Bank of East Asia investors are treading on thin ice. The last big independent Hong Kong bank refuses to be sold, even as its operating performance is slowly crushed. Shareholders face whiplash if Elliott Management, the activist firm urging the founding Li family to cede control, aborts its mission.
BEA, the foreign lender with the most branches in China after HSBC, posted first-half earnings last week that showed the vulnerability of that country focus. Net profit fell 38 percent from a year earlier to HK$2.1 billion ($271 million), the fourth consecutive half-yearly decline, while return on equity slumped to a paltry 4.8 percent, compared with an average of about 13 percent for its peers, mainly in China, according to data compiled by Bloomberg. Bad loans in a slowing economy are partly to blame, though even elsewhere, the lender struggled to make money:
Elliott began building its stake in the bank in 2010 and now owns 6.9 percent. The firm argues that the lender has been mishandled for 20 years, and has pushed since February to oust the management. So far, it's had little success: Chairman David Li has stuck to his repeated statement that the bank is committed to a long-term strategy and has no plan to change what the hedge fund calls an entrenched executive management team.
To be fair, BEA has had some success under the Lis. A three-year cost savings plan started early this year is bearing fruit, with the cost-to-income ratio edging down to 59 percent from 60 percent at the end of 2015. The bank, Li says, already has achieved 23 percent of the HK$700 million in cost savings it's targeting by the end of 2018 -- after cutting about 180 jobs in June, culling all 22 securities outlets, and pruning some branches in China and Hong Kong.
That Li has been re-elected at every shareholder meeting, and the bank's stock is up 47 percent since early February, seem to justify the virtues of sitting tight. But a valuation that builds in a bid premium only works if the lender is actually put on the block. The stock currently trades at 1.04 times book value, well above the 0.9 times that its Hong Kong and China peers currently command, perhaps reflecting the worth -- to a new owner -- of a China branch network that's the envy of most foreign lenders. That network carries risks of fraud and operational failure, too, however, as highlighted by the IPO prospectus of China Postal Savings Bank.

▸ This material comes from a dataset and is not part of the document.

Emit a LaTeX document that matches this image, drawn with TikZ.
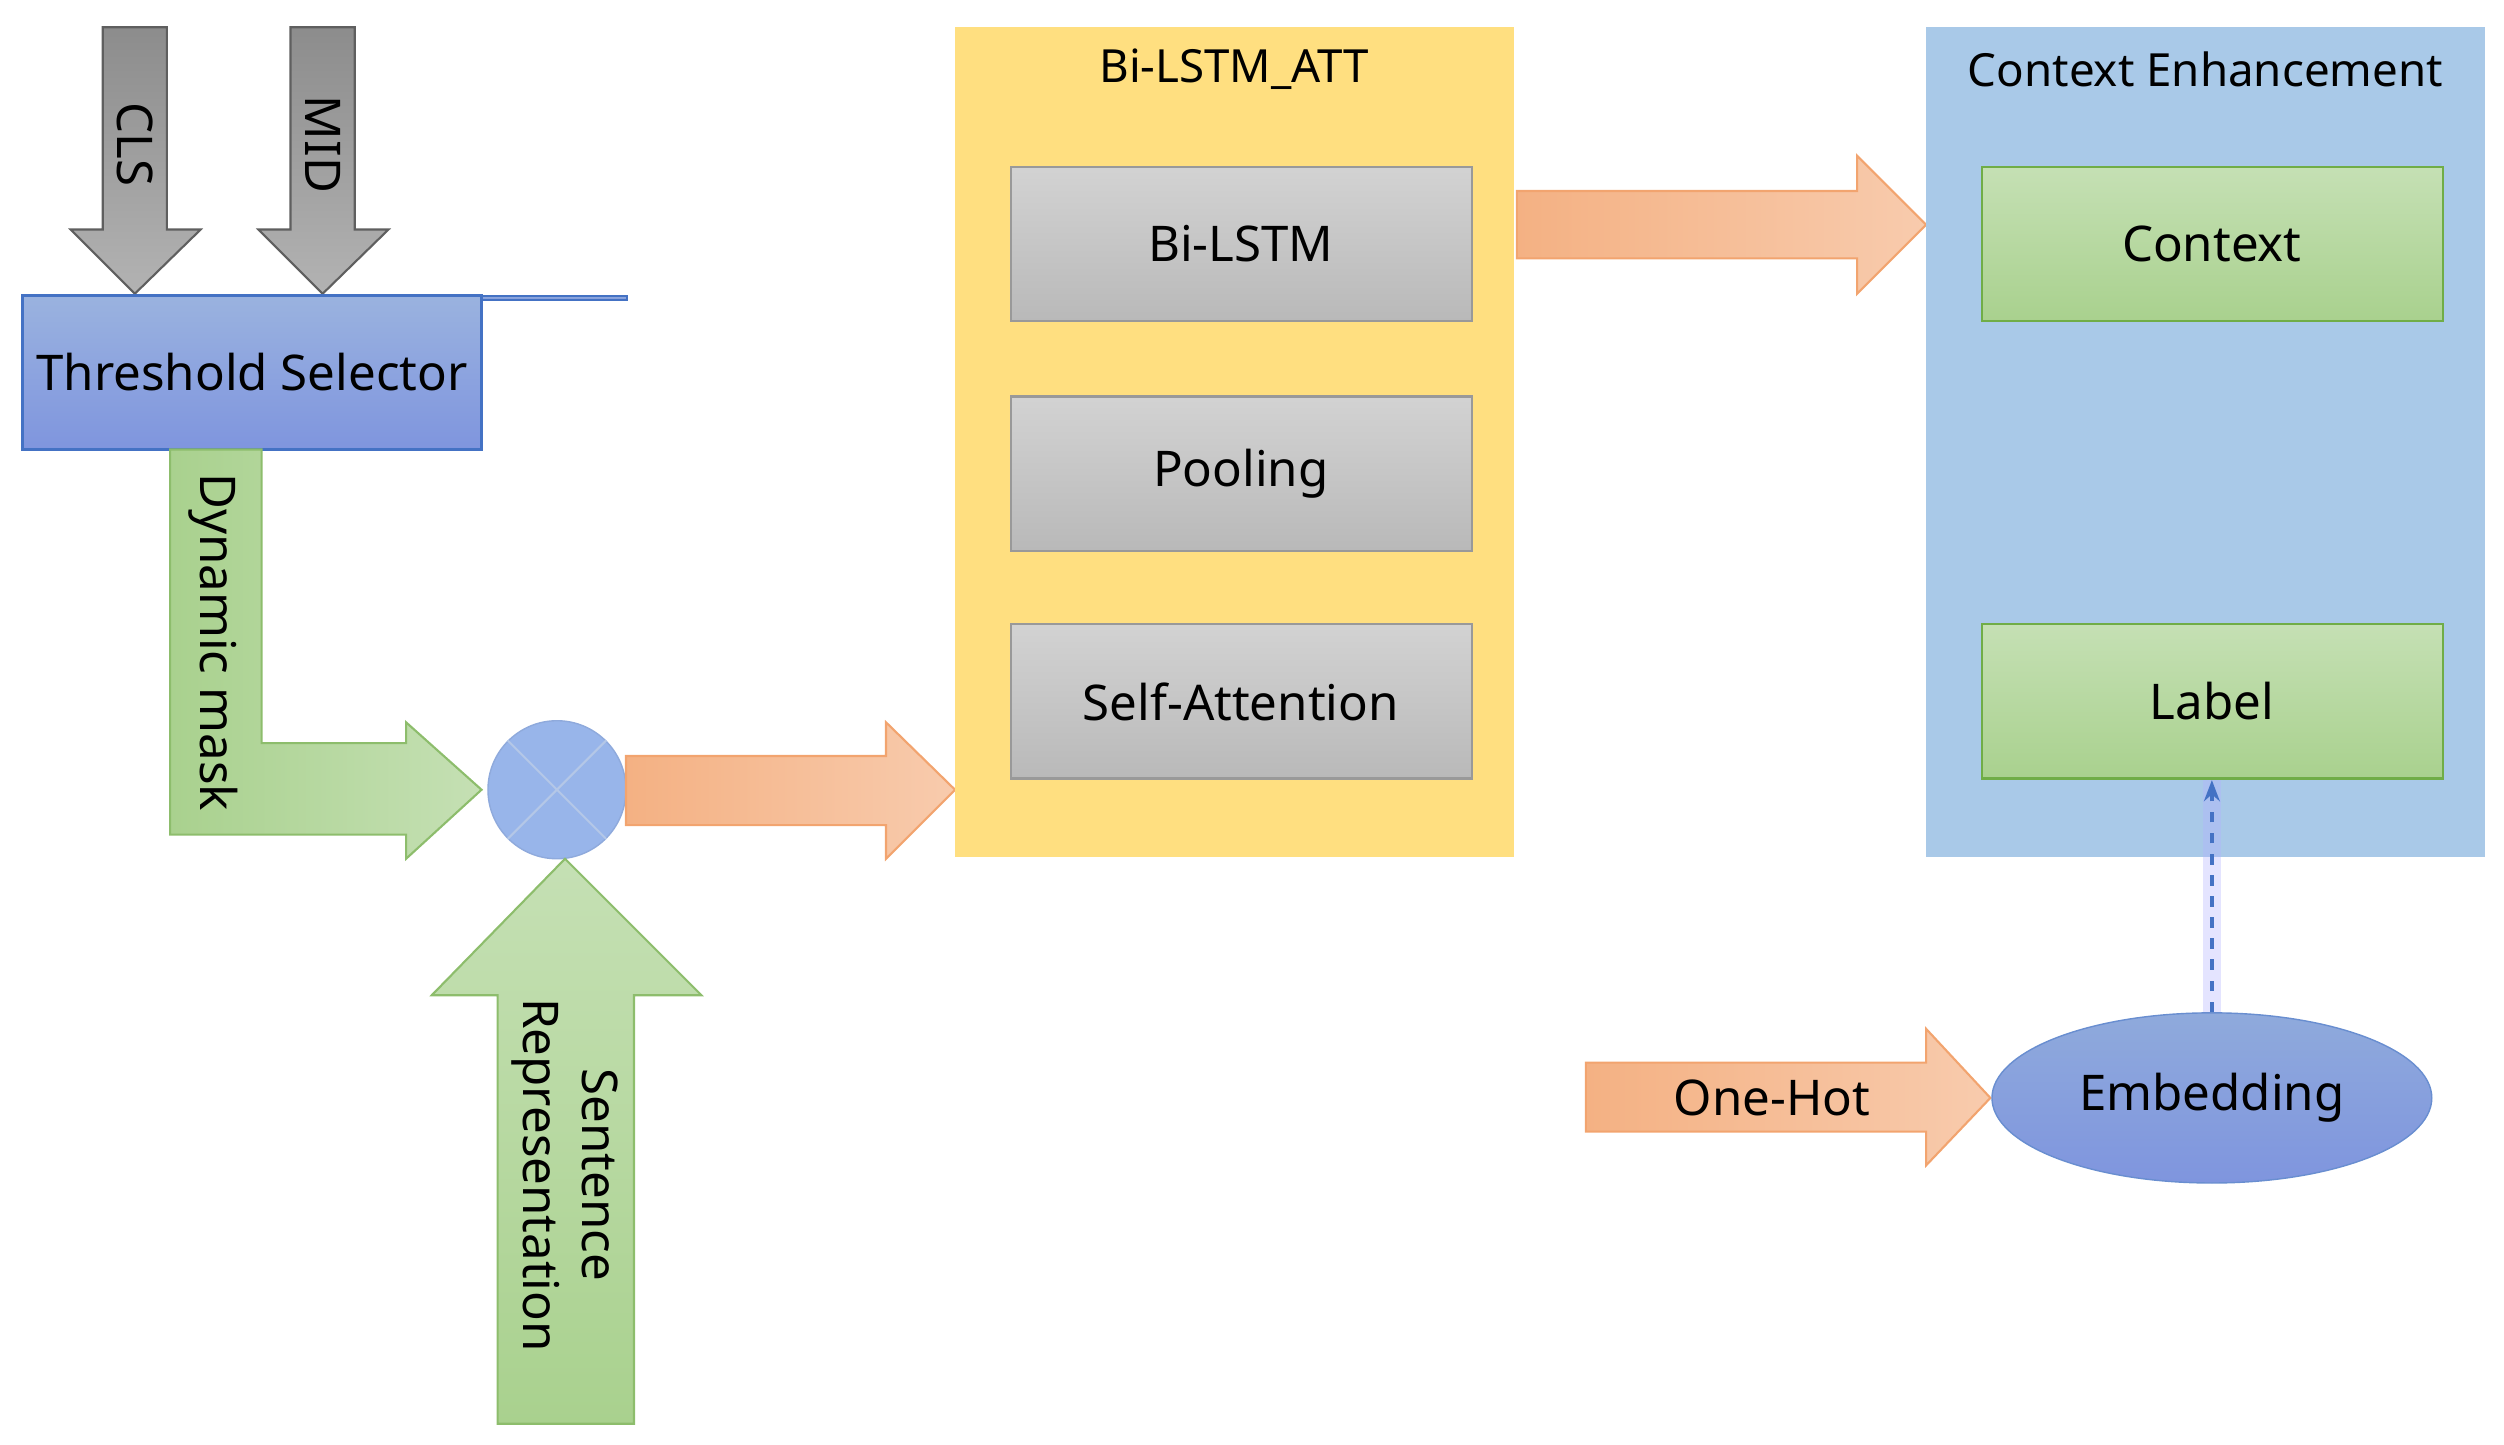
\documentclass[tikz,border=0pt]{standalone}
\usepackage{fontspec}
\setmainfont{Noto Sans}
\usetikzlibrary{shapes.geometric,arrows.meta}
\definecolor{grayA}{HTML}{8C8C8C}\definecolor{grayB}{HTML}{5F5F5F}
\definecolor{orA}{HTML}{F4B183}\definecolor{orB}{HTML}{F8CBAD}\definecolor{orE}{HTML}{ED7D31}
\definecolor{grA}{HTML}{A9D18E}\definecolor{grB}{HTML}{C5E0B4}\definecolor{grE}{HTML}{70AD47}
\definecolor{blA}{HTML}{8FAADC}\definecolor{blB}{HTML}{7F95DE}\definecolor{blE}{HTML}{4472C4}
\definecolor{yel}{HTML}{FFDF80}\definecolor{ltb}{HTML}{A9C9E8}
\tikzset{
 txt/.style={font=\fontsize{14}{17}\selectfont},
 ttl/.style={font=\fontsize{13}{16}\selectfont},
 graybox/.style={draw=gray!80,top color=gray!35,bottom color=gray!55,line width=0.6pt},
 greenbox/.style={draw=grE,top color=grB,bottom color=grA,line width=0.6pt},
 garrow/.style={fill=grayA,draw=grayB,line width=0.6pt},
 oarrow/.style={left color=orA,right color=orB,draw=orE!70,line width=0.6pt},
 grarrow/.style={top color=grA,bottom color=grA!80,draw=grE!80,line width=0.6pt},
}
\begin{document}
\begin{tikzpicture}[x=0.01605cm,y=-0.01605cm]
\useasboundingbox (0,0) rectangle (1560,900);
% CLS / MID
\draw[garrow,top color=gray!90,bottom color=gray!60] (64,17)--(104,17)--(104,143)--(125,143)--(84,183)--(44,143)--(64,143)--cycle;
\node[txt,rotate=-90] (cls) at (84,90) {CLS};
\draw[garrow,top color=gray!90,bottom color=gray!60] (181,17)--(221,17)--(221,143)--(242,143)--(201,183)--(161,143)--(181,143)--cycle;
\node[txt,rotate=-90] (mid) at (201,90) {MID};
% Threshold
\node[draw=blE,top color=blA,bottom color=blB,line width=0.6pt,minimum width=286\pgflinewidth,anchor=north west,inner sep=0,txt] (th) at (14,184) {};
\fill[top color=blA!90,bottom color=blB] (14,184) rectangle (300,280);
\draw[blE,line width=0.8pt] (14,184) rectangle (300,280);
\node[txt] (ths) at (157,232) {Threshold Selector};
% dynamic mask
\draw[grarrow,left color=grA,right color=grB] (106,280)--(163,280)--(163,463)--(253,463)--(253,450)--(300,492)--(253,535)--(253,520)--(106,520)--cycle;
\node[txt,rotate=-90] (dm) at (133,400) {Dynamic mask};
% circle
\node[circle,draw=blE!60,fill=ltb!90!blue,minimum size=86*0.01605cm,inner sep=0] (mul) at (347,492) {};
\draw[blE!40,line width=0.6pt] (mul.north west)--(mul.south east) (mul.north east)--(mul.south west);
% orange arrow to yellow
\draw[oarrow] (390,471)--(552,471)--(552,450)--(595,492)--(552,535)--(552,514)--(390,514)--cycle;
% sentence representation
\draw[grarrow,top color=grB,bottom color=grA] (310,887)--(310,620)--(269,620)--(352,535)--(437,620)--(395,620)--(395,887)--cycle;
\node[txt,rotate=-90,align=center] (sr) at (352,732) {Sentence\\Representation};
% yellow box
\fill[yel] (595,17) rectangle (943,534);
\node[ttl] (t1) at (769,43) {Bi-LSTM\_ATT};
\draw[graybox] (630,104) rectangle (917,200);
\node[txt] (b1) at (773,152) {Bi-LSTM};
\draw[graybox] (630,247) rectangle (917,343);
\node[txt] (b2) at (773,295) {Pooling};
\draw[graybox] (630,389) rectangle (917,485);
\node[txt] (b3) at (773,437) {Self-Attention};
% orange arrow top
\draw[oarrow] (945,119)--(1157,119)--(1157,97)--(1200,140)--(1157,183)--(1157,161)--(945,161)--cycle;
% blue box
\fill[ltb] (1200,17) rectangle (1548,534);
\node[ttl] (t2) at (1374,43) {Context Enhancement};
\draw[greenbox] (1235,104) rectangle (1522,200);
\node[txt] (ctx) at (1378,152) {Context};
\draw[greenbox] (1235,389) rectangle (1522,485);
\node[txt] (lab) at (1378,437) {Label};
\coordinate (labb) at (1378,486);
% one-hot
\draw[oarrow] (988,662)--(1200,662)--(1200,641)--(1240,684)--(1200,726)--(1200,705)--(988,705)--cycle;
\node[txt] (oh) at (1104,684) {One-Hot};
% embedding
\node[ellipse,draw=blE!80,top color=blA,bottom color=blB,minimum width=274*0.01605cm,minimum height=106*0.01605cm,txt] (emb) at (1378,684) {Embedding};
% dashed
\draw[white!70!blue,line width=5pt,opacity=0.35] (emb.north)--(labb);
\draw[blE,dashed,line width=1pt,-{Stealth[length=6pt]}] (emb.north)--(labb);
\end{tikzpicture}
\end{document}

Without a sale, the current price is hard to justify. China's slowing economy has already nudged bad loans from mainland operations up to 2.8 percent in June, from 2.63 percent at the end of last year. Even the Hong Kong end of operations is seeing credit stress. And in what's perhaps the worst news for investors in these yield-hungry times, BEA cut its interim dividend to 28 Hong Kong cents, from 38 cents in the first half of last year.
Elliott must be hoping it can turn the tide of bad luck for activists in Asia. Families in the region still dominate a swath of publicly traded companies, from which they are almost impossible to dislodge. A sale would be best for shareholders, but with no sign of a suitor or hint of a transaction, it does appear that they're indulging in some rather expensive wishful thinking.